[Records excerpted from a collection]
###

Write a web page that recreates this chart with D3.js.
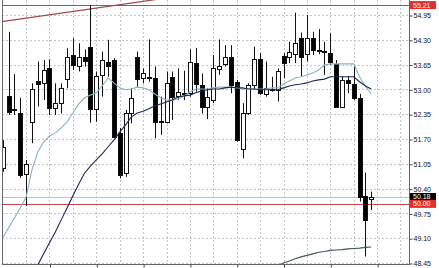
<!DOCTYPE html>
<html>
<head>
<meta charset="utf-8">
<script src="https://cdnjs.cloudflare.com/ajax/libs/d3/7.8.5/d3.min.js"></script>
<style>
  body { margin: 0; background: #fff; }
  svg { display: block; font-family: "Liberation Sans", Arial, sans-serif; }
</style>
</head>
<body>
<div id="chart"></div>
<script>
// candles (bar 0 = leftmost, partly cut)
const opens = [50.93, 52.84, 52.49, 52.38, 50.78, 52.15, 53.23, 53.16, 53.55, 52.51, 52.64, 53.27, 53.90, 53.62, 53.86, 54.12,
  52.48, 53.38, 53.71, 53.77, 51.86, 50.80, 52.37, 53.84, 53.29, 53.33, 53.29, 52.18, 52.15, 53.33, 52.84, 52.90,
  52.90, 53.70, 53.12, 52.55, 52.72, 53.53, 53.67, 53.86, 53.20, 51.43, 52.37, 53.12, 53.79, 52.88, 53.01, 52.99,
  53.88, 53.86, 53.93, 54.36, 53.93, 54.34, 54.03, 54.00, 53.96, 53.67, 52.55, 53.25, 53.14, 52.77, 50.21, 50.13]
const highs = [51.67, 54.51, 53.40, 52.78, 51.15, 53.16, 53.73, 53.77, 53.79, 53.16, 53.16, 54.08, 54.34, 54.21, 54.05, 55.21,
  53.47, 53.99, 54.30, 53.82, 51.99, 52.46, 53.03, 53.99, 53.55, 54.31, 53.60, 52.81, 53.47, 53.47, 53.55, 53.49,
  54.05, 54.08, 53.42, 53.03, 53.90, 54.31, 54.16, 54.16, 53.25, 52.64, 53.16, 54.12, 53.95, 53.73, 53.33, 53.55,
  53.95, 54.25, 55.01, 54.49, 54.95, 54.51, 54.58, 54.25, 54.47, 53.77, 53.35, 53.35, 53.64, 52.88, 50.82, 50.32]
const lows = [50.84, 52.33, 52.33, 50.68, 49.94, 51.59, 52.55, 52.72, 52.33, 52.33, 52.37, 53.03, 53.51, 53.47, 53.60, 52.13,
  52.15, 52.81, 53.33, 51.74, 50.67, 50.71, 52.11, 53.07, 53.16, 53.20, 51.72, 51.81, 52.11, 52.20, 52.72, 52.72,
  52.81, 52.94, 52.37, 52.22, 52.64, 53.38, 53.60, 52.90, 51.63, 51.19, 52.33, 52.99, 52.85, 52.81, 52.94, 52.68,
  53.29, 53.69, 53.69, 53.35, 53.73, 53.90, 53.92, 53.38, 53.64, 52.54, 52.53, 52.90, 52.72, 50.06, 48.62, 49.84]
const closes = [51.50, 52.42, 52.47, 50.76, 51.05, 53.00, 53.13, 53.51, 52.51, 52.64, 53.03, 53.86, 53.64, 53.84, 53.75, 52.48,
  53.35, 53.77, 53.61, 51.76, 50.76, 52.37, 52.77, 53.27, 53.44, 53.29, 52.15, 52.14, 53.16, 52.81, 52.93, 52.89,
  53.71, 53.14, 52.55, 52.81, 53.55, 53.61, 53.84, 53.12, 51.67, 52.37, 53.12, 53.79, 52.90, 53.03, 52.99, 53.47,
  53.70, 53.99, 54.22, 53.86, 54.36, 54.03, 54.02, 53.99, 53.73, 52.55, 53.25, 53.16, 52.77, 50.19, 49.58, 50.18]

// moving averages
const maFast = [49.11, 49.37, 49.63, 49.89, 50.18, 50.89, 51.36, 51.62, 51.78, 51.86, 51.99, 52.15, 52.38, 52.62, 52.78, 52.85,
  52.91, 53.09, 53.30, 53.17, 53.04, 52.99, 53.01, 53.06, 53.04, 52.99, 52.88, 52.78, 52.72, 52.72, 52.75, 52.83,
  52.93, 53.01, 53.01, 53.01, 53.04, 53.06, 53.06, 53.06, 53.04, 53.01, 53.01, 53.01, 53.01, 53.01, 53.04, 53.04,
  53.14, 53.22, 53.30, 53.33, 53.38, 53.43, 53.51, 53.64, 53.67, 53.67, 53.67, 53.67, 53.67, 53.33, 53.09, 52.88]
const maSlow = [null, null, null, null, null, 48.08, 48.40, 48.69, 48.98, 49.26, 49.58, 49.89, 50.21, 50.52, 50.81, 50.99,
  51.15, 51.31, 51.49, 51.67, 51.88, 52.07, 52.28, 52.38, 52.43, 52.49, 52.57, 52.62, 52.67, 52.72, 52.80, 52.83,
  52.85, 52.91, 52.96, 52.99, 53.01, 53.01, 53.04, 53.06, 53.04, 53.04, 53.01, 53.01, 52.99, 52.99, 52.99, 52.99,
  53.04, 53.09, 53.12, 53.14, 53.17, 53.22, 53.25, 53.27, 53.33, 53.33, 53.33, 53.33, 53.33, 53.20, 53.09, 53.01]
const maLong = [null, null, null, null, null, null, null, null, null, null, null, null, null, null, null, null,
  null, null, null, null, null, null, null, null, null, null, null, null, null, null, null, null,
  null, null, null, null, null, null, null, null, null, null, null, null, null, null, null, 48.39,
  48.45, 48.50, 48.56, 48.61, 48.65, 48.69, 48.73, 48.75, 48.78, 48.79, 48.80, 48.82, 48.83, 48.84, 48.86, 48.87]

const yTicks = [54.95, 54.30, 53.65, 53.00, 52.35, 51.70, 51.05, 50.40, 49.75, 49.10, 48.45]
const trendBars = [0, 25]
const trendPrices = [54.78, 55.33]
const resistance = 55.21
const support = 50.00
const bid = 50.18

const w = 439
const h = 268
const left = 2, right = 409, bottom = 264

const svg = d3.select('#chart')
  .append('svg')
  .attr('width', w)
  .attr('height', h)

const x = d3.scaleLinear().domain([0, 63]).range([2.7, 371.25])
const y = d3.scaleLinear().domain([48.45, 54.95]).range([263, 15])
const px = v => Math.round(x(v)) + 0.5
const py = v => Math.round(y(v)) + 0.5

svg.append('clipPath').attr('id', 'plot')
  .append('rect')
  .attr('x', left).attr('y', 0)
  .attr('width', right - left).attr('height', bottom)

// grid
svg.append('g')
  .selectAll('line')
  .data(d3.range(4, 69, 4))
  .enter().append('line')
  .attr('x1', d => px(d)).attr('x2', d => px(d))
  .attr('y1', 0).attr('y2', bottom)
  .attr('stroke', '#c4c4c4')
  .attr('stroke-dasharray', '2,2')

svg.append('g')
  .selectAll('line')
  .data(yTicks)
  .enter().append('line')
  .attr('x1', left).attr('x2', right)
  .attr('y1', d => py(d)).attr('y2', d => py(d))
  .attr('stroke', '#c4c4c4')
  .attr('stroke-dasharray', '2,2')

const plot = svg.append('g').attr('clip-path', 'url(#plot)')

// price levels
plot.append('line')
  .attr('x1', left).attr('x2', right)
  .attr('y1', py(bid)).attr('y2', py(bid))
  .attr('stroke', '#c0c0c0')

plot.selectAll('.level')
  .data([resistance, support])
  .enter().append('line')
  .attr('class', 'level')
  .attr('x1', left).attr('x2', right)
  .attr('y1', d => py(d)).attr('y2', d => py(d))
  .attr('stroke', '#c5454a')
  .attr('stroke-width', 1.2)

// trend line, extended past both points
const slope = (trendPrices[1] - trendPrices[0]) / (trendBars[1] - trendBars[0])
plot.append('line')
  .attr('x1', x(-2)).attr('y1', y(trendPrices[0] - 2 * slope))
  .attr('x2', x(40)).attr('y2', y(trendPrices[0] + 40 * slope))
  .attr('stroke', '#a3434b')
  .attr('stroke-width', 1.2)

// candles
const bars = d3.range(opens.length)
const g = plot.selectAll('.bar')
  .data(bars)
  .enter().append('g')
  .attr('class', 'bar')

g.append('line')
  .attr('x1', d => px(d)).attr('x2', d => px(d))
  .attr('y1', d => y(highs[d])).attr('y2', d => y(lows[d]))
  .attr('stroke', '#111')

g.append('rect')
  .attr('x', d => px(d) - 2)
  .attr('width', 4)
  .attr('y', d => py(Math.max(opens[d], closes[d])))
  .attr('height', d => Math.max(1, py(Math.min(opens[d], closes[d])) - py(Math.max(opens[d], closes[d]))))
  .attr('fill', d => closes[d] >= opens[d] ? '#fff' : '#000')
  .attr('stroke', '#111')

// moving averages
const line = d3.line()
  .defined(d => d[1] != null)
  .x(d => x(d[0]))
  .y(d => y(d[1]))

const mas = [[maFast, '#86b4bd'], [maSlow, '#1e2757'], [maLong, '#3f5a4c']]
mas.forEach(function(m){
  plot.append('path')
    .datum(bars.map(i => [i, m[0][i]]))
    .attr('d', line)
    .attr('fill', 'none')
    .attr('stroke', m[1])
    .attr('stroke-width', 1.1)
})

// frame
svg.append('line').attr('x1', left + 0.5).attr('x2', left + 0.5).attr('y1', 0).attr('y2', bottom).attr('stroke', '#666')
svg.append('line').attr('x1', right + 0.5).attr('x2', right + 0.5).attr('y1', 0).attr('y2', bottom + 1).attr('stroke', '#666')
svg.append('line').attr('x1', left).attr('x2', right + 1).attr('y1', bottom + 0.5).attr('y2', bottom + 0.5).attr('stroke', '#666')

// right axis
const yAxis = svg.append('g')
  .attr('transform', 'translate(' + (right + 0.5) + ',0.5)')
  .call(d3.axisRight(y).tickValues(yTicks).tickSize(3).tickPadding(1).tickFormat(d3.format('.2f')))
yAxis.select('.domain').remove()
yAxis.selectAll('line').attr('stroke', '#444')
yAxis.selectAll('text')
  .attr('font-size', '7px')
  .attr('font-family', '"Liberation Sans", Arial, sans-serif')
  .attr('fill', '#111')

// bottom ticks
const xAxis = svg.append('g')
  .attr('transform', 'translate(0.5,' + (bottom + 0.5) + ')')
  .call(d3.axisBottom(x).tickValues(d3.range(8, 65, 8)).tickSize(3).tickFormat(''))
xAxis.select('.domain').remove()
xAxis.selectAll('line').attr('stroke', '#444')

// price tags on the axis
const tags = [[resistance, '#e3302c'], [bid, '#000'], [support, '#e3302c']]
tags.forEach(function(t){
  svg.append('rect')
    .attr('x', right + 1)
    .attr('y', y(t[0]) - 4)
    .attr('width', 26)
    .attr('height', 8)
    .attr('fill', t[1])
  svg.append('text')
    .attr('x', right + 4)
    .attr('y', y(t[0]))
    .attr('dy', '0.35em')
    .attr('font-size', '7px')
    .attr('fill', '#fff')
    .text(d3.format('.2f')(t[0]))
})
</script>
</body>
</html>
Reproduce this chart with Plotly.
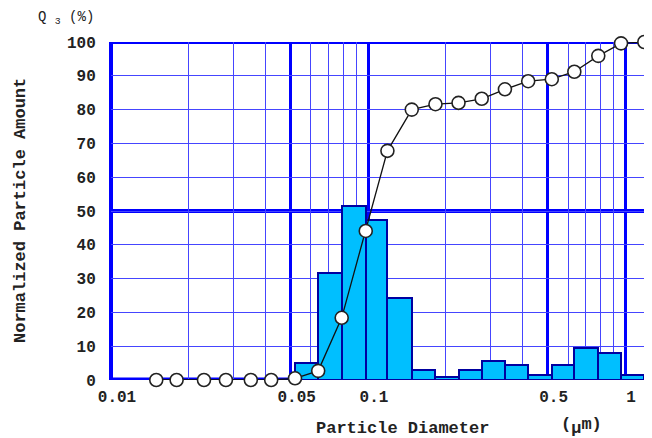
import plotly.graph_objects as go

# ---- data ----
# class boundaries (µm)
bin_edges = [0.015, 0.018, 0.023, 0.028, 0.035, 0.042, 0.052, 0.064, 0.079, 0.098,
             0.119, 0.148, 0.183, 0.225, 0.277, 0.341, 0.420, 0.519, 0.635, 0.787,
             0.965, 1.189]
# cumulative Q3 (%) at each boundary
q3_cum = [0, 0, 0, 0, 0, 0, 0.5, 2.7, 18.4, 44.1, 67.8, 80.0, 81.6, 82.0, 83.2,
          86.0, 88.4, 89.0, 91.2, 95.9, 99.6, 100]
# normalized frequency for each class (between consecutive boundaries)
q3_freq = [0, 0, 0, 0, 0, 0, 4.9, 31.7, 51.6, 47.3, 24.2, 3.0, 1.0, 3.0, 5.6,
           4.3, 1.5, 4.3, 9.4, 7.9, 1.5]

x_tick_vals = [0.01, 0.05, 0.1, 0.5, 1]
x_tick_text = ["0.01", "0.05", "0.1", "0.5", "1"]
x_minor_vals = [0.02, 0.03, 0.04, 0.06, 0.07, 0.08, 0.09,
                0.2, 0.3, 0.4, 0.6, 0.7, 0.8, 0.9]
y_tick_vals = list(range(0, 101, 10))

BLUE = "#0000FF"
THIN = "#4545ff"
FONT = "Liberation Mono"
TXT = "#222222"

lower = bin_edges[:-1]
upper = bin_edges[1:]
widths = [u - l for l, u in zip(lower, upper)]

fig = go.Figure()
fig.add_trace(go.Bar(
    x=lower, y=q3_freq, width=widths, offset=0,
    marker=dict(color="#00BFFF", line=dict(color="#0000A0", width=2)),
    hoverinfo="skip", showlegend=False,
))
fig.add_trace(go.Scatter(
    x=bin_edges, y=q3_cum, mode="lines+markers",
    line=dict(color="#111111", width=1.3),
    marker=dict(size=13, color="white", line=dict(color="#222222", width=1.6)),
    cliponaxis=False, showlegend=False,
))

# thick frame / reference lines
for yv, w in ((50, 4), (100, 4), (0, 5)):
    fig.add_shape(type="line", xref="paper", x0=0, x1=1, yref="y", y0=yv, y1=yv,
                  line=dict(color=BLUE, width=w), layer="below")
fig.add_shape(type="line", xref="paper", x0=0, x1=0, yref="paper", y0=0, y1=1,
              line=dict(color=BLUE, width=4), layer="below")

# the page body adds an 8px offset; the figure is sized to fit the 652x438 window
fig.update_layout(
    width=644, height=430,
    margin=dict(l=103, r=0, t=34, b=58, autoexpand=False),
    paper_bgcolor="white", plot_bgcolor="white",
    bargap=0,
    font=dict(family=FONT, color=TXT),
    xaxis=dict(
        type="log", range=[-2, 0.105],
        tickvals=x_tick_vals, ticktext=x_tick_text,
        showgrid=True, gridcolor=BLUE, gridwidth=3,
        minor=dict(tickvals=x_minor_vals, showgrid=True, gridcolor=THIN, gridwidth=1),
        showline=False,
        ticks="outside", ticklen=2, tickcolor="rgba(0,0,0,0)",
        ticklabelshift=6,
        tickfont=dict(family=FONT, size=16, color=TXT, weight="bold"),
        zeroline=False, automargin=False,
    ),
    yaxis=dict(
        range=[0, 100], tickvals=y_tick_vals,
        showgrid=True, gridcolor=THIN, gridwidth=1,
        showline=False,
        ticks="outside", ticklen=11, tickcolor="rgba(0,0,0,0)",
        tickfont=dict(family=FONT, size=16, color=TXT, weight="bold"),
        zeroline=False, automargin=False,
    ),
    annotations=[
        dict(text="Normalized Particle Amount", xref="paper", yref="paper",
             x=0, y=0.5, xanchor="center", yanchor="middle", xshift=-91,
             textangle=-90, showarrow=False,
             font=dict(family=FONT, size=17, color=TXT, weight="bold")),
        dict(text="Particle Diameter", xref="paper", yref="paper",
             x=0, y=0, xanchor="center", yanchor="middle", xshift=291, yshift=-48,
             showarrow=False,
             font=dict(family=FONT, size=17, color=TXT, weight="bold")),
        dict(text="(<sub><span style='font-size:17px'>µ</span></sub>m)",
             xref="paper", yref="paper",
             x=0, y=0, xanchor="center", yanchor="middle", xshift=470, yshift=-46,
             showarrow=False,
             font=dict(family=FONT, size=17, color=TXT, weight="bold")),
        dict(text="Q <sub>3</sub> (%)", xref="paper", yref="paper",
             x=0, y=1, xanchor="center", yanchor="middle", xshift=-45, yshift=24,
             showarrow=False,
             font=dict(family=FONT, size=14, color=TXT)),
    ],
)

fig.write_html("out.html")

###

TASK TO CARRY OUT
Check each line above for the word "this", and copy the lines where it appears.

EXERCISE RESPONSE
Write a web page that recreates this chart with D3.js.
Reproduce this chart with Plotly.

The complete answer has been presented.